The secret to success when improving your healthy habits is making small changes each week and avoiding the “all or nothing” approach.

How to Build a Balanced Meal

This is something that people struggle with all the time. What is a “balanced” meal? How do you put one together? How long is this actually going to take?


Let’s tackle the idea of balance first. Balance can be defined a few different ways. One of the most common ways to look at balance is by using Canada’s Food Guide. The Food Guide has four food groups—Vegetables and Fruit, Grains, Milk and Alternatives, and Meat and Alternatives. A balanced meal will usually have three of the four food groups. Another way to look at balanced meals is to look at the composition of the foods. A balanced meal will have all three macronutrients—Protein, healthy Fat, and Carbohydrate.

Neither of these definitions of balanced is perfect. If you are looking at food groups, it’s possible to get three food groups, and not get any of those all-important veggies. It’s also possible to use the PFC guidelines and not get veggies. Ideally, you can use both to evaluate your meals, and add the caveat that there needs to be a vegetable or a fruit in there somewhere in order to count.


So what does that actually look like in terms of food? Let’s take a typical breakfast, lunch, and supper meal.

Breakfast: scrambled eggs and buttered toast.

According to the Food Guide: This meal has two of four food groups (meats and alternatives and grains), and one serving from the “others” category.

According to PFC: This meal is balanced, with a source of protein (eggs), fat (butter), and carbs (toast).

Make it better: Add a piece of fruit on the side or throw some veggies in with the eggs—throw in some frozen or fresh spinach, or some bell peppers, and maybe some mushrooms too. Wash it down with a glass of milk to hit all four food groups, and for another bit of protein.

Lunch: Green salad with peppers, mushrooms, cucumbers, onion, and fish, and an olive oil-based vinaigrette.

Food Guide: This meal has two of the three food groups (vegetables and fruit and meats and alternatives), as well as a serving from the “other” category.

PFC: This meal has a source of protein (fish), fat (dressing), and carbohydrate (vegetables).

Make it better: Add some quinoa, wild rice, or other grain to the salad to get a third food group as well as some healthy fibre and some staying power, or sprinkle a serving of grated cheese on top for all four food groups.

Supper: Baked chicken breast with steamed broccoli and cauliflower and a side of wild rice.

Food Guide: This meal has three of four food groups (meat and alternatives, vegetables and fruit, and grains).

PFC: This meal has a source of protein (chicken) and carbohydrates (broccoli, cauliflower, and wild rice).
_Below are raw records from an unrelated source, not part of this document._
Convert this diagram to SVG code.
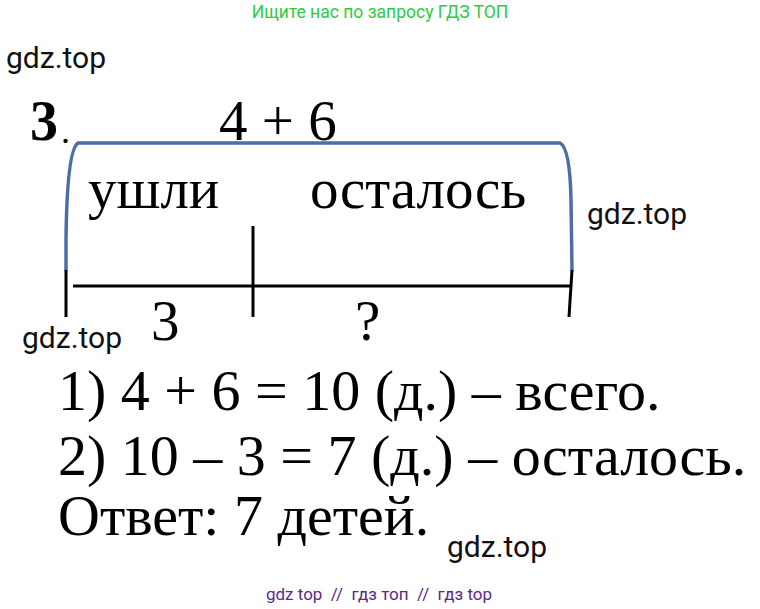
<svg xmlns="http://www.w3.org/2000/svg" width="760" height="609" viewBox="0 0 760 609">
<style>
.t{font-family:"Liberation Serif","Times New Roman",serif;fill:#000}
.wm{font-family:Roboto,"Liberation Sans",sans-serif;font-size:30px;fill:#111}
.blue{fill:none;stroke:#4a6ea6;stroke-width:3.5;stroke-linecap:round}
.blk{fill:none;stroke:#000;stroke-width:3}
</style>
<rect width="760" height="609" fill="#fff"/>
<text x="380" y="18" text-anchor="middle" font-family="Roboto,'Liberation Sans',sans-serif" font-size="17.5" fill="#2ecc40">Ищите нас по запросу ГДЗ ТОП</text>
<text class="wm" x="6" y="68">gdz.top</text>
<text class="wm" x="587" y="224">gdz.top</text>
<text class="wm" x="22" y="348">gdz.top</text>
<text class="wm" x="447" y="557">gdz.top</text>

<g id="title">
<text class="t" x="30" y="140" font-size="56" font-weight="bold">3</text>
<text class="t" x="61" y="143" font-size="36">.</text>
<text class="t" x="219" y="140" font-size="57">4 + 6</text>
</g>

<g id="connectors">
<path class="blue" d="M66,270 L66,240 Q67,150 78,143 L560,143 Q570,148 571,200 L572,270"/>
<line class="blk" x1="73" y1="286" x2="570" y2="286"/>
<line class="blk" x1="66" y1="270" x2="66" y2="317" stroke-width="3.5"/>
<line class="blk" x1="253" y1="226" x2="253" y2="317" stroke-width="3.5"/>
<line class="blk" x1="572" y1="270" x2="569" y2="317" stroke-width="3.5"/>
</g>

<g id="labels">
<text class="t" x="88" y="208" font-size="57">ушли</text>
<text class="t" x="310" y="208" font-size="57">осталось</text>
<text class="t" x="151" y="340" font-size="57">3</text>
<text class="t" x="355" y="340" font-size="57">?</text>
</g>

<g id="solution">
<text class="t" x="58" y="410" font-size="58">1) 4 + 6 = 10 (д.) – всего.</text>
<text class="t" x="58" y="475" font-size="58">2) 10 – 3 = 7 (д.) – осталось.</text>
<text class="t" x="58" y="535" font-size="58">Ответ: 7 детей.</text>
</g>

<text x="379" y="600" text-anchor="middle" font-family="Roboto,'Liberation Sans',sans-serif" font-size="17" fill="#5b2a86" style="white-space:pre">gdz top  //  гдз топ  //  гдз top</text>
</svg>
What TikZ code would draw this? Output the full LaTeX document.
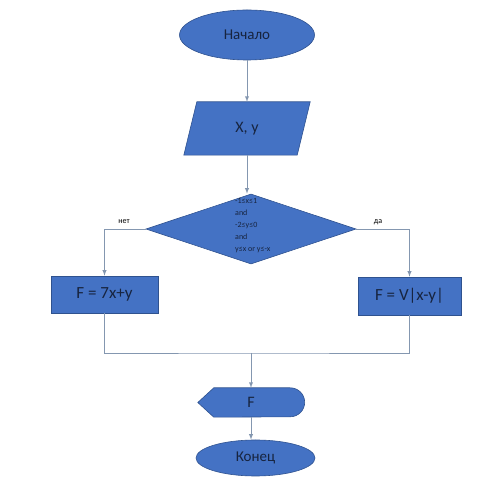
\documentclass[tikz,border=0pt]{standalone}
\usepackage{fontspec}
\setmainfont{Carlito}
\usetikzlibrary{shapes.geometric,arrows}

\definecolor{boxblue}{HTML}{4472C4}
\definecolor{boxedge}{HTML}{2F528F}
\definecolor{boxtext}{HTML}{17243F}
\definecolor{flowline}{HTML}{8497B0}

\begin{document}
\begin{tikzpicture}[x=1pt,y=1pt,
  blk/.style={draw=boxedge,line width=0.6pt,fill=boxblue,text=boxtext,inner sep=0pt},
  term/.style={blk,ellipse,font=\fontsize{15}{15}\selectfont},
  calc/.style={blk,rectangle,font=\fontsize{17}{17}\selectfont},
  flow/.style={draw=flowline,line width=0.9pt}]
\useasboundingbox (0,0) rectangle (500,489);

\node[term,minimum width=135,minimum height=50] (Start) at (247,454) {Начало};
\node[inner sep=0pt,minimum width=113,minimum height=53] (In) at (247,360.5) {};
\node[blk,diamond,minimum width=210,minimum height=70] (Cond) at (251,260) {};
\node[anchor=north west,align=left,inner sep=0pt,text=boxtext,font=\fontsize{8}{12}\selectfont] (CondText) at (235,291)
  {-1≤x≤1\\and\\-2≤y≤0\\and\\y≤x or y≤-x};
\node[calc,minimum width=107,minimum height=37] (Left) at (104.5,194.5) {F = 7x+y};
\node[calc,minimum width=103,minimum height=38] (Right) at (409.5,193) {F = V|x-y|};
\node[inner sep=0pt,minimum width=106,minimum height=29] (Out) at (251,86.5) {};
\node[term,minimum width=119,minimum height=36] (End) at (255.5,31) {Конец};

% parallelogram round the input node
\fill[boxblue,draw=boxedge,line width=0.6pt] ([xshift=-6.5]In.south west) -- ([xshift=6.5]In.north west)
  -- ([xshift=6.5]In.north east) -- ([xshift=-6.5]In.south east) -- cycle;
\node[text=boxtext,font=\fontsize{16}{16}\selectfont] (InText) at (In) {X, y};

% display shape round the output node
\fill[boxblue,draw=boxedge,line width=0.6pt] (Out.west) -- ([xshift=16]Out.north west) -- ([xshift=-14]Out.north east)
  arc[start angle=90,end angle=-90,radius=14.5] -- ([xshift=16]Out.south west) -- cycle;
\node[text=boxtext,font=\fontsize{16}{16}\selectfont] (OutText) at (Out) {F};

\coordinate (Join) at (251,136);

\node[font=\fontsize{8}{8}\selectfont] (No) at (124,267) {нет};
\node[font=\fontsize{8}{8}\selectfont] (Yes) at (378,267) {да};

\draw[flow,->,>=latex] (Start) -- (In);
\draw[flow,->,>=latex] (In.south) -- (In.south |- Cond.north);
\draw[flow,->,>=latex] (Cond.west) -| (Left.north);
\draw[flow,->,>=latex] (Cond.east) -| (Right.north);
\draw[flow] (Left.south) |- (Join) -| (Right.south);
\draw[flow,->,>=latex] (Join) -- (Out.north);
\draw[flow,->,>=latex] (Out.south) -- (Out.south |- End.north);

\end{tikzpicture}
\end{document}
Make it better: Add a glass of milk to hit all four food groups, or use some butter on those vegetables to make them taste delicious and get in some fat. Alternately, instead of steaming those vegetables, toss them in some olive oil and roast them while the chicken is baking.

But what about snacks?

A balanced snack follows the same principle—variety. When using the food guide, a balanced snack will have two of four food groups. When using the PFC method, a balanced snack should have at least two of the three macronutrients.

Some good snack ideas that follow this guide would be: Fruit and peanut or almond butter, grapes and cheese, cheese and crackers, fruit and nuts, hard-boiled egg and veggie sticks, or veggies and hummus dip.